City officials are debating whether Hamilton City Council should grant permissions necessary for Kiesland Corp. to use 155 Enterprise Drive for exterior storage of modular office and classroom trailers.
City Manager Joshua Smith brought the matter to council’s attention during a recent meeting and said, “city staff is not even 100 percent cohesive on this topic, so we thought it deserved some additional review by council.”
Smith and Mayor Pat Moeller both serve on the Hamilton Planning Commission, which considered the matter last year. At that time, the planning commission approved the requested conditional use by a 3-1 vote, with Smith among those voting for it and Moeller voting against.

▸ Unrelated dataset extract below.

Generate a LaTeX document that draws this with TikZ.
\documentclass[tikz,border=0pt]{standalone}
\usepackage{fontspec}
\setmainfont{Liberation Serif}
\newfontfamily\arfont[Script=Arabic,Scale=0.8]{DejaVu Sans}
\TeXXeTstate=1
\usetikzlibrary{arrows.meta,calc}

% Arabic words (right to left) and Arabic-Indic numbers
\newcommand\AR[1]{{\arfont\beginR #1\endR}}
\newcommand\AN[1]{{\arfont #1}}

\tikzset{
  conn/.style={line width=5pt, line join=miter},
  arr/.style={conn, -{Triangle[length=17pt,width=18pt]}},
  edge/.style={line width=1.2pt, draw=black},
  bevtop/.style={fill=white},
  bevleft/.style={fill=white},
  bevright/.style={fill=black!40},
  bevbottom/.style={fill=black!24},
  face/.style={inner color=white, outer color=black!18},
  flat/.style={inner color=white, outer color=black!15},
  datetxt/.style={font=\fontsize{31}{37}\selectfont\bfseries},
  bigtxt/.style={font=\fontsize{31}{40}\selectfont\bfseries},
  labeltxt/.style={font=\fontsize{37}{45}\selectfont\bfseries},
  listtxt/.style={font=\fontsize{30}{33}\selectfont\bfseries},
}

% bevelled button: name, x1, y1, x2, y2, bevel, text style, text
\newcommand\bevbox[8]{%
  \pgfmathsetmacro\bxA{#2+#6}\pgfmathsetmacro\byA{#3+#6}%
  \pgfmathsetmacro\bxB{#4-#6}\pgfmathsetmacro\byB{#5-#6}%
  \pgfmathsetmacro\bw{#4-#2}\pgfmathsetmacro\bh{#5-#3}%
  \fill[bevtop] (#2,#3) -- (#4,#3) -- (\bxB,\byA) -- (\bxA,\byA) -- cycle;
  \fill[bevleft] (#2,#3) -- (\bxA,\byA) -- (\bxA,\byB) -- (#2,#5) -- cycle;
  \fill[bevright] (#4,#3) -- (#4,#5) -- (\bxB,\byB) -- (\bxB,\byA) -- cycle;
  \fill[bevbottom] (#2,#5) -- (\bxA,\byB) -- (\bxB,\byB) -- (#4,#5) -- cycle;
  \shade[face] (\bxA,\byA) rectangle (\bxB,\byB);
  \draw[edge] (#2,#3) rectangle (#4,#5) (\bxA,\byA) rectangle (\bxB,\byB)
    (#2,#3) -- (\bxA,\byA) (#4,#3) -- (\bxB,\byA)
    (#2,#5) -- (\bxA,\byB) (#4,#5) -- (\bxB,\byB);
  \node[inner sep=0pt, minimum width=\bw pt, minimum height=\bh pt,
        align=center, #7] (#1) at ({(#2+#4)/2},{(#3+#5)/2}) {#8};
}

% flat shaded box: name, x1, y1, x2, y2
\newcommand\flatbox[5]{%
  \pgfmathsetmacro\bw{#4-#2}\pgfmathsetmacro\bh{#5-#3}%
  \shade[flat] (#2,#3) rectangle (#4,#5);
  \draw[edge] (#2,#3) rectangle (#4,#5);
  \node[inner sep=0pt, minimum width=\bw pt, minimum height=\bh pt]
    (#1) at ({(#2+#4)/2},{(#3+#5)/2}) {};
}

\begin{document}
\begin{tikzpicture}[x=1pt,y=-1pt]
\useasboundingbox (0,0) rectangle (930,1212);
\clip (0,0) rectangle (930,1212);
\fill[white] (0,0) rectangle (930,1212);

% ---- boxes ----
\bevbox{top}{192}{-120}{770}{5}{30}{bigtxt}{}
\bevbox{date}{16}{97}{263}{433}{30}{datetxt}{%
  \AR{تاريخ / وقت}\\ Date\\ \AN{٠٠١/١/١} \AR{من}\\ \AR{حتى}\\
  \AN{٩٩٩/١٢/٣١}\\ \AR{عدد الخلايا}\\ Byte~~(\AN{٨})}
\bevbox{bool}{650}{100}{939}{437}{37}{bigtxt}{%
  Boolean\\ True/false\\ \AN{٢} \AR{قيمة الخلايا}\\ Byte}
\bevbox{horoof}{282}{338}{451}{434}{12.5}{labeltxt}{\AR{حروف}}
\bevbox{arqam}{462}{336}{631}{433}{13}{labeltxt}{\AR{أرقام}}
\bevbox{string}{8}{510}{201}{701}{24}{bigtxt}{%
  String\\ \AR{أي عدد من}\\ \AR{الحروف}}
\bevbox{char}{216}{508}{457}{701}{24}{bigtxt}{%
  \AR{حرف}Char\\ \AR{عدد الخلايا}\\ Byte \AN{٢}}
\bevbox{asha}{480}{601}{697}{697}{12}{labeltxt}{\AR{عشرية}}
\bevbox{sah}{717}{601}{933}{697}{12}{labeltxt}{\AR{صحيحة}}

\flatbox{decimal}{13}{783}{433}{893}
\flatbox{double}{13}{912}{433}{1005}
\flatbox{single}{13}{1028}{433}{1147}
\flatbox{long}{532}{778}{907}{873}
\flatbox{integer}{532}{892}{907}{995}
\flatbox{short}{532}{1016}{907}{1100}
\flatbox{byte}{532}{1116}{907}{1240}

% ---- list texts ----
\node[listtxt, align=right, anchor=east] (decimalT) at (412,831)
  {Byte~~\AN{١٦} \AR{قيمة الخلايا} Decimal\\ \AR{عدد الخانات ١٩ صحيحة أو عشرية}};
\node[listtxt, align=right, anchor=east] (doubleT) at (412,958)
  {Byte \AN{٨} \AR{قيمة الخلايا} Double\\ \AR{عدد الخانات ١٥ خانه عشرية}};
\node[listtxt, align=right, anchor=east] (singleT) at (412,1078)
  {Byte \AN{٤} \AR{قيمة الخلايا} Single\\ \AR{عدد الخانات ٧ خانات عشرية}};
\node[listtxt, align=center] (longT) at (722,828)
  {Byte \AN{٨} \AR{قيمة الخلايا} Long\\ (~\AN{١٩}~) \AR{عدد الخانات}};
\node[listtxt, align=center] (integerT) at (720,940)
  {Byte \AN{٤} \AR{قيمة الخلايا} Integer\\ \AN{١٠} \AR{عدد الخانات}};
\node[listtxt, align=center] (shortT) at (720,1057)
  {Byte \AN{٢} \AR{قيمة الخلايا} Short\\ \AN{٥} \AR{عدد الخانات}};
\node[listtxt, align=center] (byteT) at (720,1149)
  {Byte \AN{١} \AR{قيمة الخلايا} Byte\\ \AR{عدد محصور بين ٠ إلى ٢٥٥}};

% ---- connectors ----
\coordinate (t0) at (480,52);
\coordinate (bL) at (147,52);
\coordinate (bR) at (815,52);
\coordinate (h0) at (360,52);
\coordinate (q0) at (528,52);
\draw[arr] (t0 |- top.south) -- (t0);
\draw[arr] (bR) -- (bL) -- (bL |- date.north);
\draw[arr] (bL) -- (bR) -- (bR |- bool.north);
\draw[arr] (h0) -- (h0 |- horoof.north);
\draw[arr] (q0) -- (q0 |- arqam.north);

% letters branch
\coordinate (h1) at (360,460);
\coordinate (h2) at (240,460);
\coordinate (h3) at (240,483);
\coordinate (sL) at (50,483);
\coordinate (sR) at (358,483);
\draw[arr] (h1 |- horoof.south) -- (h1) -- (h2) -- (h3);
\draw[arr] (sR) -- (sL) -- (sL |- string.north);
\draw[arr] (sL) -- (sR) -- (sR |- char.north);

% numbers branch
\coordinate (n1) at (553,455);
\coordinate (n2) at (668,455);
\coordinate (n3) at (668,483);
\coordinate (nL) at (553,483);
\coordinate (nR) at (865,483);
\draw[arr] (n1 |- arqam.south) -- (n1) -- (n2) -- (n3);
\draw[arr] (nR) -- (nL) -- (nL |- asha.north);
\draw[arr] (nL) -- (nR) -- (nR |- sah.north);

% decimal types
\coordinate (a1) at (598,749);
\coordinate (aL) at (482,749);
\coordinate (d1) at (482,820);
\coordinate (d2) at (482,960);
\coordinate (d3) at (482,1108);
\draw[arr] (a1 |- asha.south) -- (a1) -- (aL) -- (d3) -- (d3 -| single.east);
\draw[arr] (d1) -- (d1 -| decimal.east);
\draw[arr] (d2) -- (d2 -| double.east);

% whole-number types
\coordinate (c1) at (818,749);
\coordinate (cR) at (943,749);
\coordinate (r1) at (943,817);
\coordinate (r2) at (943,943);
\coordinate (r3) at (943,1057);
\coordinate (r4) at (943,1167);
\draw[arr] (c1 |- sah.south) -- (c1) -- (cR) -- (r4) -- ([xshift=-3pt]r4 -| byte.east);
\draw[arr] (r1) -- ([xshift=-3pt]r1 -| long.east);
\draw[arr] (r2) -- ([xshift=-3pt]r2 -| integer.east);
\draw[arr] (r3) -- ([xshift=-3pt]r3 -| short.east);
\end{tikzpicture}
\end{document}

Since then, the city’s economic development and engineering staffs raised issues, so Smith asked city Engineer Rich Engle and Economic Development Director Jody Gunderson to discuss their concerns with council.
“There’s a place for every business,” Gunderson said. “I just don’t believe that this is the highest and best use for this particular property, given the nature of the development in this area, which is an industrial park.”
Near the proposed Kiesland location are companies including Procter & Gamble subsidiary iMFLUX Inc., Valeo Climate Control and Salvagnini America. ProLogis is building a 156,000-square-foot industrial building nearby.
“It’s a very nice area,” Smith said.
“You can see that it’s very inconsistent with the other development that is within that area,” Gunderson said.
He noted the city has incentivized much of the development in that area, “and as the result, we know what we’re getting as a product — not only are we getting jobs within those particular buildings, but we are looking at some very nice development that’s occurring.”
Engle said the company plans to store 46-foot-by-10-foot trailers on the site.
He said the city recommended the company use standard pavement sections, which would have six inches of aggregate base, 2.5 inches of asphalt pavement and 1.5 of a surface cover, for a total of four inches of asphalt plus a six-inch base. That base “gives the water drainage a place to migrate away under the asphalt.”
The company instead proposes a “prepared sub-grade,” which is the ground and eight inches of recycled asphalt pavement, plus two inches of asphalt surface.
“It’s our opinion that this is not going to be a sufficient pavement section that’s going to last out there,” Engle said, “and that’s the concern we raised about the site.”
Smith told council when they vote on the matter in April that it can reject the conditional request or require additional conditions that were not recommended by the planning commission.